■ What the exercise asks
Copy the data below exactly, omitting any picture it contains.

▶

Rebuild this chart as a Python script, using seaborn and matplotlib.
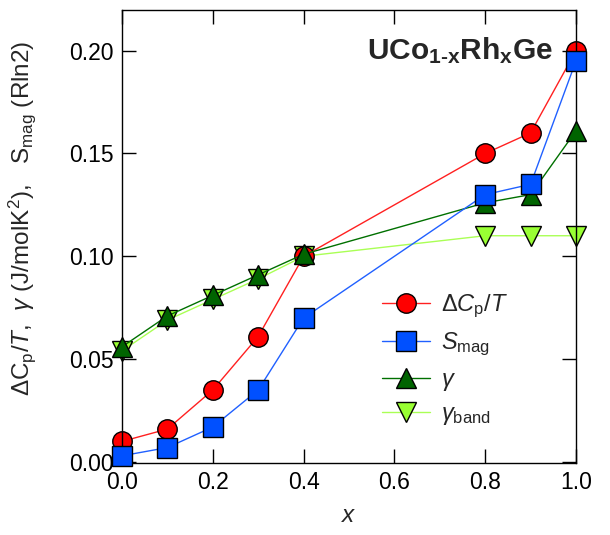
import matplotlib
matplotlib.use("Agg")
import matplotlib.pyplot as plt
import seaborn as sns
import pandas as pd

x = [0.0, 0.1, 0.2, 0.3, 0.4, 0.8, 0.9, 1.0]
dcp_t = [0.010, 0.016, 0.035, 0.061, 0.100, 0.150, 0.160, 0.200]
s_mag = [0.003, 0.007, 0.017, 0.035, 0.070, 0.130, 0.135, 0.195]
gamma = [0.056, 0.071, 0.081, 0.091, 0.101, 0.126, 0.130, 0.161]
gamma_band = [0.054, 0.069, 0.079, 0.089, 0.100, 0.110, 0.110, 0.110]

sns.set_theme(style="ticks")
plt.rcParams['font.family'] = ['Liberation Sans', 'DejaVu Sans']
plt.rcParams['mathtext.fontset'] = 'custom'
plt.rcParams['mathtext.rm'] = 'Liberation Sans'
plt.rcParams['mathtext.it'] = 'Liberation Sans:italic'
plt.rcParams['mathtext.bf'] = 'Liberation Sans:bold'

fig = plt.figure(figsize=(6.1, 5.35), dpi=100)
ax = fig.add_axes([122/610, 1-463/535, (576-122)/610, (463-9.5)/535])

df = pd.DataFrame({'x': x, 'dcp': dcp_t, 'smag': s_mag, 'g': gamma, 'gb': gamma_band})

series = [
    ('gb', r'$\mathit{\gamma}_\mathrm{band}$', 'v', '#aaff55', '#99ff33', 1),
    ('dcp', r'$\mathit{\Delta C}_\mathrm{p}/\mathit{T}$', 'o', '#ff2020', '#ff0000', 2),
    ('g', r'$\mathit{\gamma}$', '^', '#007000', '#006400', 3),
    ('smag', r'$\mathit{S}_\mathrm{mag}$', 's', '#2060ff', '#0050ff', 4),
]
for col, lab, mk, lc, fc, z in series:
    ms = 15 if mk in ('^', 'v') else 14
    sns.lineplot(data=df, x='x', y=col, ax=ax, color=lc, linewidth=1.0,
                 marker=mk, markersize=ms, markerfacecolor=fc,
                 markeredgecolor='black', markeredgewidth=1.0,
                 clip_on=False, zorder=z, label=lab, legend=False)

ax.set_xlim(0, 1.0)
ax.set_ylim(-0.0005, 0.22)
ax.set_xticks([0.0, 0.2, 0.4, 0.6, 0.8, 1.0])
ax.set_yticks([0.0, 0.05, 0.10, 0.15, 0.20])
ax.set_xticklabels(['0.0', '0.2', '0.4', '0.6', '0.8', '1.0'])
ax.set_yticklabels(['0.00', '0.05', '0.10', '0.15', '0.20'])
ax.tick_params(direction='in', length=10, width=1, top=True, right=True,
               labelsize=16.5, colors='black', pad=6)
for sp in ax.spines.values():
    sp.set_color('black')
    sp.set_linewidth(1.0)

ax.set_xlabel(r'$\mathit{x}$', fontsize=17.5, labelpad=8)
ax.set_ylabel(r'$\mathit{\Delta}$C$_\mathrm{p}$/$\mathit{T}$,  $\mathit{\gamma}$ (J/molK$^2$),   S$_\mathrm{mag}$ (Rln2)',
              fontsize=17.5)
ax.yaxis.set_label_coords(-0.185, 0.54)

ax.text(0.949, 0.91, r'$\mathbf{UCo}_{\mathbf{1‐x}}\mathbf{Rh}_{\mathbf{x}}\mathbf{Ge}$',
        transform=ax.transAxes, ha='right', va='center', fontsize=21.5)

h, l = ax.get_legend_handles_labels()
order = [1, 3, 2, 0]
leg = ax.legend([h[i] for i in order], [l[i] for i in order], loc='upper left',
                bbox_to_anchor=(0.532, 0.417), frameon=False, fontsize=17,
                handlelength=2.0, labelspacing=0.45, handletextpad=0.5,
                borderpad=0.3)

fig.savefig('out.png', dpi=100)
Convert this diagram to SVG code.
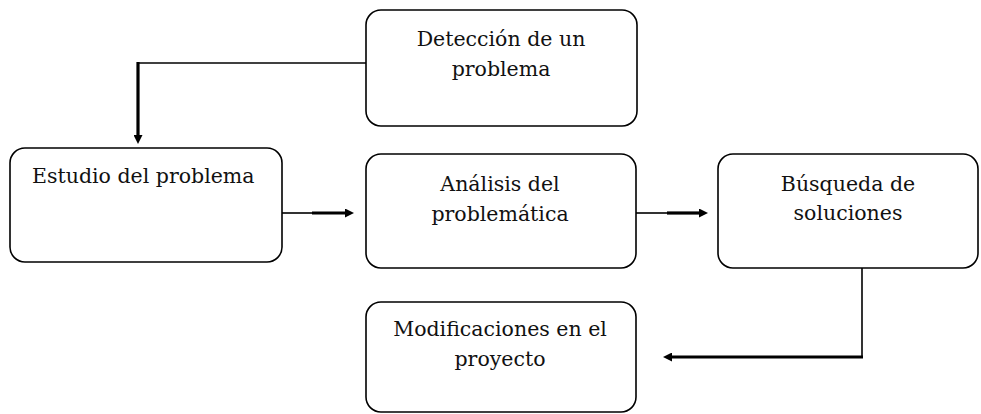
<svg xmlns="http://www.w3.org/2000/svg" width="981" height="414" viewBox="0 0 981 414">
  <style>
    .box { fill: #ffffff; stroke: #000000; stroke-width: 1.6; }
    .lbl { font-family: "DejaVu Serif", "Liberation Serif", serif; font-size: 20.5px; fill: #111111; }
    .mid { text-anchor: middle; }
    .thin { fill: none; stroke: #000000; stroke-width: 1.6; }
    .thick { fill: none; stroke: #000000; stroke-width: 3.2; marker-end: url(#head); }
  </style>
  <defs>
    <marker id="head" viewBox="0 0 10 10" refX="0" refY="5" markerWidth="10" markerHeight="9" markerUnits="userSpaceOnUse" orient="auto">
      <path d="M0,0 L10,5 L0,10 z" fill="#000000"/>
    </marker>
  </defs>
  <rect x="0" y="0" width="981" height="414" fill="#ffffff"/>

  <g id="n-deteccion">
    <rect class="box" x="366" y="10" width="271" height="116" rx="15"/>
    <text class="lbl mid" x="501" y="46">Detección de un</text>
    <text class="lbl mid" x="501" y="76">problema</text>
  </g>
  <g id="n-estudio">
    <rect class="box" x="10" y="148" width="272" height="114" rx="15"/>
    <text class="lbl" x="32" y="183">Estudio del problema</text>
  </g>
  <g id="n-analisis">
    <rect class="box" x="366" y="154" width="270" height="114" rx="15"/>
    <text class="lbl mid" x="500" y="191">Análisis del</text>
    <text class="lbl mid" x="500" y="221">problemática</text>
  </g>
  <g id="n-busqueda">
    <rect class="box" x="718" y="154" width="260" height="114" rx="15"/>
    <text class="lbl mid" x="848" y="191">Búsqueda de</text>
    <text class="lbl mid" x="848" y="220">soluciones</text>
  </g>
  <g id="n-modificaciones">
    <rect class="box" x="366" y="302" width="270" height="110" rx="15"/>
    <text class="lbl mid" x="500" y="336">Modificaciones en el</text>
    <text class="lbl mid" x="500" y="366">proyecto</text>
  </g>

  <g id="connectors">
    <path class="thin" d="M366,63 H137"/>
    <path class="thick" d="M138,62 V135"/>

    <path class="thin" d="M282,213 H312"/>
    <path class="thick" d="M312,213 H345"/>

    <path class="thin" d="M636,213 H667"/>
    <path class="thick" d="M667,213 H699"/>

    <path class="thin" d="M862,268 V357"/>
    <path class="thick" d="M863,357 H672"/>
  </g>
</svg>
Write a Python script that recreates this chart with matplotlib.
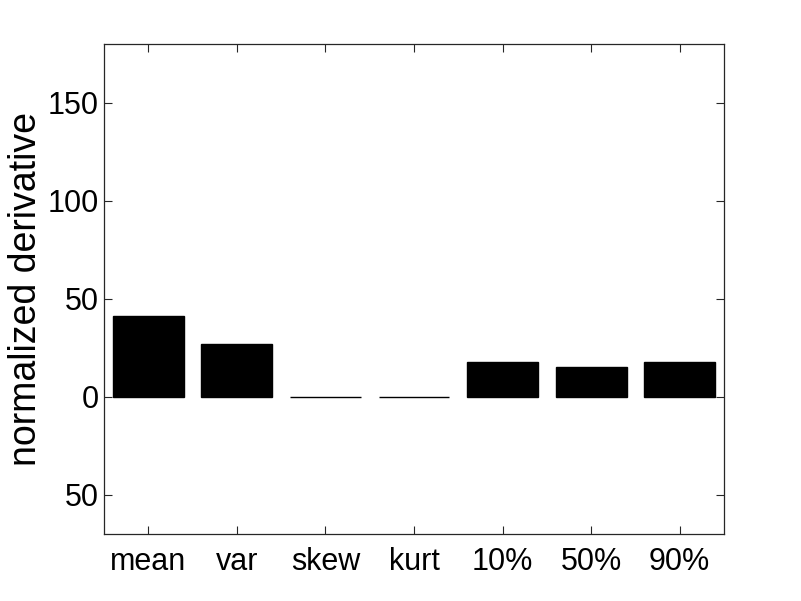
import matplotlib
matplotlib.use("Agg")
import matplotlib.pyplot as plt
from matplotlib.ticker import FixedLocator, FixedFormatter

categories = ["mean", "var", "skew", "kurt", "10%", "50%", "90%"]
values = [41.2, 27.0, 0.0, 0.0, 17.8, 15.3, 17.8]
yticks = [-50, 0, 50, 100, 150]
ytick_labels = ["50", "0", "50", "100", "150"]

plt.rcParams["font.family"] = ["Liberation Sans", "DejaVu Sans"]

fig = plt.figure(figsize=(8.01, 6.01), dpi=100)
ax = fig.add_axes([104 / 801, 1 - 534 / 601, 620 / 801, 490 / 601])

x = range(1, len(categories) + 1)
ax.bar(x, values, width=0.8, color="black", edgecolor="black", linewidth=1.0)

ax.set_xlim(0.5, 7.5)
ax.set_ylim(-70, 180)
ax.set_xticks(list(x))
ax.set_xticklabels(categories)
ax.yaxis.set_major_locator(FixedLocator(yticks))
ax.yaxis.set_major_formatter(FixedFormatter(ytick_labels))
ax.set_ylabel("normalized derivative", fontsize=27)
ax.yaxis.set_label_coords(-0.096, 0.5)

ax.tick_params(direction="in", length=6, width=0.8, top=True, right=True,
               labelsize=22, colors="#262626", labelcolor="black")
ax.tick_params(axis="y", pad=4)
ax.tick_params(axis="x", pad=9)
for s in ax.spines.values():
    s.set_color("#262626")
    s.set_linewidth(0.9)

fig.savefig("out.png", dpi=100)
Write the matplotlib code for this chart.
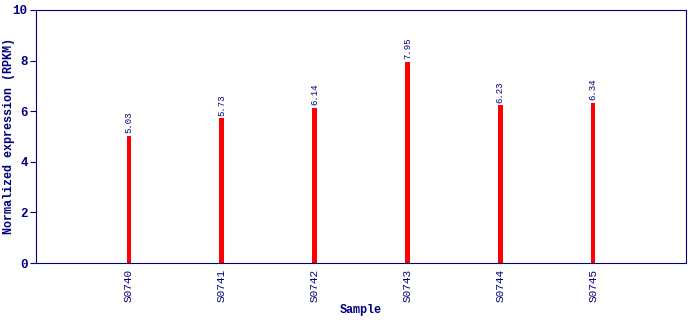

◀

■ Task solution
Rebuild this chart as a Python script, using seaborn and matplotlib.
import matplotlib
matplotlib.use("Agg")
import matplotlib.pyplot as plt
import seaborn as sns
import pandas as pd

x = [0.0, 0.1, 0.2, 0.3, 0.4, 0.8, 0.9, 1.0]
dcp_t = [0.010, 0.016, 0.035, 0.061, 0.100, 0.150, 0.160, 0.200]
s_mag = [0.003, 0.007, 0.017, 0.035, 0.070, 0.130, 0.135, 0.195]
gamma = [0.056, 0.071, 0.081, 0.091, 0.101, 0.126, 0.130, 0.161]
gamma_band = [0.054, 0.069, 0.079, 0.089, 0.100, 0.110, 0.110, 0.110]

sns.set_theme(style="ticks")
plt.rcParams['font.family'] = ['Liberation Sans', 'DejaVu Sans']
plt.rcParams['mathtext.fontset'] = 'custom'
plt.rcParams['mathtext.rm'] = 'Liberation Sans'
plt.rcParams['mathtext.it'] = 'Liberation Sans:italic'
plt.rcParams['mathtext.bf'] = 'Liberation Sans:bold'

fig = plt.figure(figsize=(6.1, 5.35), dpi=100)
ax = fig.add_axes([122/610, 1-463/535, (576-122)/610, (463-9.5)/535])

df = pd.DataFrame({'x': x, 'dcp': dcp_t, 'smag': s_mag, 'g': gamma, 'gb': gamma_band})

series = [
    ('gb', r'$\mathit{\gamma}_\mathrm{band}$', 'v', '#aaff55', '#99ff33', 1),
    ('dcp', r'$\mathit{\Delta C}_\mathrm{p}/\mathit{T}$', 'o', '#ff2020', '#ff0000', 2),
    ('g', r'$\mathit{\gamma}$', '^', '#007000', '#006400', 3),
    ('smag', r'$\mathit{S}_\mathrm{mag}$', 's', '#2060ff', '#0050ff', 4),
]
for col, lab, mk, lc, fc, z in series:
    ms = 15 if mk in ('^', 'v') else 14
    sns.lineplot(data=df, x='x', y=col, ax=ax, color=lc, linewidth=1.0,
                 marker=mk, markersize=ms, markerfacecolor=fc,
                 markeredgecolor='black', markeredgewidth=1.0,
                 clip_on=False, zorder=z, label=lab, legend=False)

ax.set_xlim(0, 1.0)
ax.set_ylim(-0.0005, 0.22)
ax.set_xticks([0.0, 0.2, 0.4, 0.6, 0.8, 1.0])
ax.set_yticks([0.0, 0.05, 0.10, 0.15, 0.20])
ax.set_xticklabels(['0.0', '0.2', '0.4', '0.6', '0.8', '1.0'])
ax.set_yticklabels(['0.00', '0.05', '0.10', '0.15', '0.20'])
ax.tick_params(direction='in', length=10, width=1, top=True, right=True,
               labelsize=16.5, colors='black', pad=6)
for sp in ax.spines.values():
    sp.set_color('black')
    sp.set_linewidth(1.0)

ax.set_xlabel(r'$\mathit{x}$', fontsize=17.5, labelpad=8)
ax.set_ylabel(r'$\mathit{\Delta}$C$_\mathrm{p}$/$\mathit{T}$,  $\mathit{\gamma}$ (J/molK$^2$),   S$_\mathrm{mag}$ (Rln2)',
              fontsize=17.5)
ax.yaxis.set_label_coords(-0.185, 0.54)

ax.text(0.949, 0.91, r'$\mathbf{UCo}_{\mathbf{1‐x}}\mathbf{Rh}_{\mathbf{x}}\mathbf{Ge}$',
        transform=ax.transAxes, ha='right', va='center', fontsize=21.5)

h, l = ax.get_legend_handles_labels()
order = [1, 3, 2, 0]
leg = ax.legend([h[i] for i in order], [l[i] for i in order], loc='upper left',
                bbox_to_anchor=(0.532, 0.417), frameon=False, fontsize=17,
                handlelength=2.0, labelspacing=0.45, handletextpad=0.5,
                borderpad=0.3)

fig.savefig('out.png', dpi=100)
Convert this diagram to SVG code.
<svg xmlns="http://www.w3.org/2000/svg" width="981" height="414" viewBox="0 0 981 414">
  <style>
    .box { fill: #ffffff; stroke: #000000; stroke-width: 1.6; }
    .lbl { font-family: "DejaVu Serif", "Liberation Serif", serif; font-size: 20.5px; fill: #111111; }
    .mid { text-anchor: middle; }
    .thin { fill: none; stroke: #000000; stroke-width: 1.6; }
    .thick { fill: none; stroke: #000000; stroke-width: 3.2; marker-end: url(#head); }
  </style>
  <defs>
    <marker id="head" viewBox="0 0 10 10" refX="0" refY="5" markerWidth="10" markerHeight="9" markerUnits="userSpaceOnUse" orient="auto">
      <path d="M0,0 L10,5 L0,10 z" fill="#000000"/>
    </marker>
  </defs>
  <rect x="0" y="0" width="981" height="414" fill="#ffffff"/>

  <g id="n-deteccion">
    <rect class="box" x="366" y="10" width="271" height="116" rx="15"/>
    <text class="lbl mid" x="501" y="46">Detección de un</text>
    <text class="lbl mid" x="501" y="76">problema</text>
  </g>
  <g id="n-estudio">
    <rect class="box" x="10" y="148" width="272" height="114" rx="15"/>
    <text class="lbl" x="32" y="183">Estudio del problema</text>
  </g>
  <g id="n-analisis">
    <rect class="box" x="366" y="154" width="270" height="114" rx="15"/>
    <text class="lbl mid" x="500" y="191">Análisis del</text>
    <text class="lbl mid" x="500" y="221">problemática</text>
  </g>
  <g id="n-busqueda">
    <rect class="box" x="718" y="154" width="260" height="114" rx="15"/>
    <text class="lbl mid" x="848" y="191">Búsqueda de</text>
    <text class="lbl mid" x="848" y="220">soluciones</text>
  </g>
  <g id="n-modificaciones">
    <rect class="box" x="366" y="302" width="270" height="110" rx="15"/>
    <text class="lbl mid" x="500" y="336">Modificaciones en el</text>
    <text class="lbl mid" x="500" y="366">proyecto</text>
  </g>

  <g id="connectors">
    <path class="thin" d="M366,63 H137"/>
    <path class="thick" d="M138,62 V135"/>

    <path class="thin" d="M282,213 H312"/>
    <path class="thick" d="M312,213 H345"/>

    <path class="thin" d="M636,213 H667"/>
    <path class="thick" d="M667,213 H699"/>

    <path class="thin" d="M862,268 V357"/>
    <path class="thick" d="M863,357 H672"/>
  </g>
</svg>
Write a Python script that recreates this chart with matplotlib.
import matplotlib
matplotlib.use("Agg")
import matplotlib.pyplot as plt
from matplotlib.ticker import FixedLocator, FixedFormatter

categories = ["mean", "var", "skew", "kurt", "10%", "50%", "90%"]
values = [41.2, 27.0, 0.0, 0.0, 17.8, 15.3, 17.8]
yticks = [-50, 0, 50, 100, 150]
ytick_labels = ["50", "0", "50", "100", "150"]

plt.rcParams["font.family"] = ["Liberation Sans", "DejaVu Sans"]

fig = plt.figure(figsize=(8.01, 6.01), dpi=100)
ax = fig.add_axes([104 / 801, 1 - 534 / 601, 620 / 801, 490 / 601])

x = range(1, len(categories) + 1)
ax.bar(x, values, width=0.8, color="black", edgecolor="black", linewidth=1.0)

ax.set_xlim(0.5, 7.5)
ax.set_ylim(-70, 180)
ax.set_xticks(list(x))
ax.set_xticklabels(categories)
ax.yaxis.set_major_locator(FixedLocator(yticks))
ax.yaxis.set_major_formatter(FixedFormatter(ytick_labels))
ax.set_ylabel("normalized derivative", fontsize=27)
ax.yaxis.set_label_coords(-0.096, 0.5)

ax.tick_params(direction="in", length=6, width=0.8, top=True, right=True,
               labelsize=22, colors="#262626", labelcolor="black")
ax.tick_params(axis="y", pad=4)
ax.tick_params(axis="x", pad=9)
for s in ax.spines.values():
    s.set_color("#262626")
    s.set_linewidth(0.9)

fig.savefig("out.png", dpi=100)
Write the matplotlib code for this chart.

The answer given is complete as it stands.